The green Plaza, crisscrossed with marble tiled paths and punctuated with stone benches, is a pleasant experience in the somber world of the Memorial. One is reminded at every step of the original horror. The Memorial will most likely be filled with the notes, photographs of missing people posted by relatives and personal items found in the ruins, that one remembers helping collect in Union Square Park, a month after the 9/11 2001 attack, for posting in a then envisioned central site. Our Union Square was the central point for information in that month, and pilgrimages from all over the US brought visitors, who brought memorabilia of the victims, and messages, with Never Again the theme.

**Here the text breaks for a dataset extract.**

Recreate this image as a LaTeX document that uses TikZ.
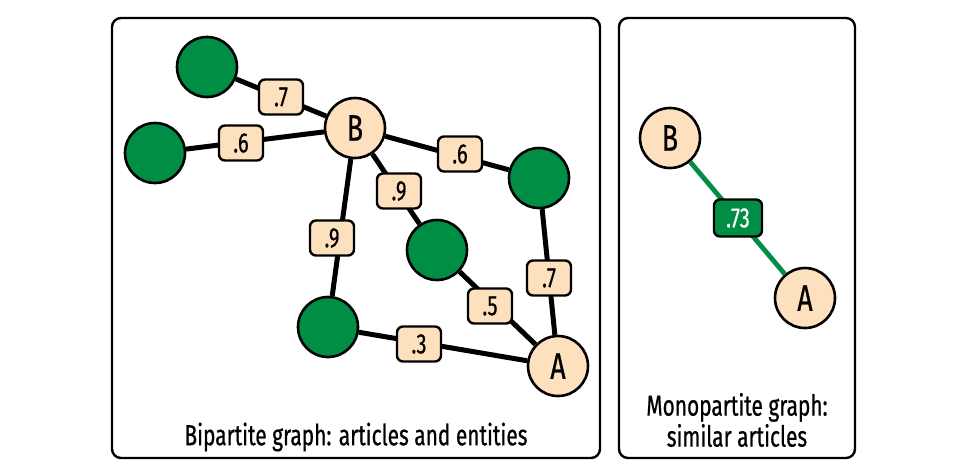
\documentclass[tikz,border=0pt]{standalone}
\usepackage{fontspec}
\setmainfont{Fira Sans}[FakeStretch=0.72, FakeBold=0.6]
\usetikzlibrary{backgrounds}
\definecolor{ggreen}{RGB}{0,142,68}
\definecolor{tanc}{RGB}{253,224,190}
\begin{document}
\begin{tikzpicture}[x=1pt,y=-1pt,
  panel/.style={draw, line width=2.4pt, rounded corners=9pt},
  ent/.style={circle, draw, line width=2.6pt, fill=ggreen, minimum size=60pt, inner sep=0pt},
  art/.style={circle, draw, line width=2.6pt, fill=tanc, minimum size=60pt, inner sep=0pt, font=\fontsize{37}{37}\selectfont},
  wlbl/.style={draw, line width=2.4pt, rounded corners=6pt, fill=tanc, minimum width=44pt, minimum height=35pt, inner sep=0pt, font=\fontsize{28}{28}\selectfont},
  glbl/.style={wlbl, fill=ggreen, text=white, minimum width=48pt, minimum height=37pt},
  edgeb/.style={line width=5pt},
  edgeg/.style={line width=4.8pt, draw=ggreen},
  capt/.style={font=\fontsize{29}{31}\selectfont, align=center}]
\useasboundingbox (0,0) rectangle (956,474);
% panels
\draw[panel] (112,18) rectangle (600,458);
\draw[panel] (619,18) rectangle (855,458);
% left graph nodes
\node[ent] (g1) at (207,67) {};
\node[ent] (g2) at (155,153) {};
\node[art] (B) at (355,128) {B};
\node[ent] (g3) at (539,178) {};
\node[ent] (gm) at (437,250) {};
\node[ent] (gb) at (328,327) {};
\node[art] (A) at (558,366) {A};
% labels
\node[wlbl] (l1) at (281,97) {.7};
\node[wlbl] (l2) at (241,143) {.6};
\node[wlbl] (l3) at (460,154) {.6};
\node[wlbl] (l4) at (399,191) {.9};
\node[wlbl] (l5) at (332,238) {.9};
\node[wlbl] (l6) at (549,278) {.7};
\node[wlbl] (l7) at (490,306) {.5};
\node[wlbl] (l8) at (419,344) {.3};
% right graph
\node[art] (B2) at (670,138) {B};
\node[art] (A2) at (805,298) {A};
\node[glbl] (l9) at (738,218) {.73};
% captions
\node[capt] (c1) at (356,437) {Bipartite graph: articles and entities};
\node[capt] (c2) at (737,420) {Monopartite graph:\\similar articles};
% edges
\begin{pgfonlayer}{background}
\fill[white] (0,0) rectangle (956,474);
\draw[edgeb] (g1) -- (B);
\draw[edgeb] (g2) -- (B);
\draw[edgeb] (B) -- (g3);
\draw[edgeb] (B) -- (gm);
\draw[edgeb] (B) -- (gb);
\draw[edgeb] (g3) -- (A);
\draw[edgeb] (gm) -- (A);
\draw[edgeb] (gb) -- (A);
\draw[edgeg] (B2) -- (A2);
\end{pgfonlayer}
\end{tikzpicture}
\end{document}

Traveling back to 14th Street from the Wall Street station on Broadway - the site nearly spans two subway stops - one found the hustle and bustle that helped overcome the somber cast of the day. There were the shoppers with bags from Whole Foods and Trader Joe's, and on 17th Street and 3rd Avenue a Con Ed truck manned by dignified men d in brand new blue overalls struggling with street parking reminded one of the utility's strike /lockout. A discreet inquiry brought a reply that they were really the supervisors we read about in the papers, and that the three weeks of street work in the abnormal heat were getting to be too much. But that is another story.
I also have an inquiry for fracking proponents and opponents. What is known about using guar, a bean grown in India, as the only water thickener in hydraulic fracturing done by gas drillers? Would that stop the poisoning of the world’s water supply?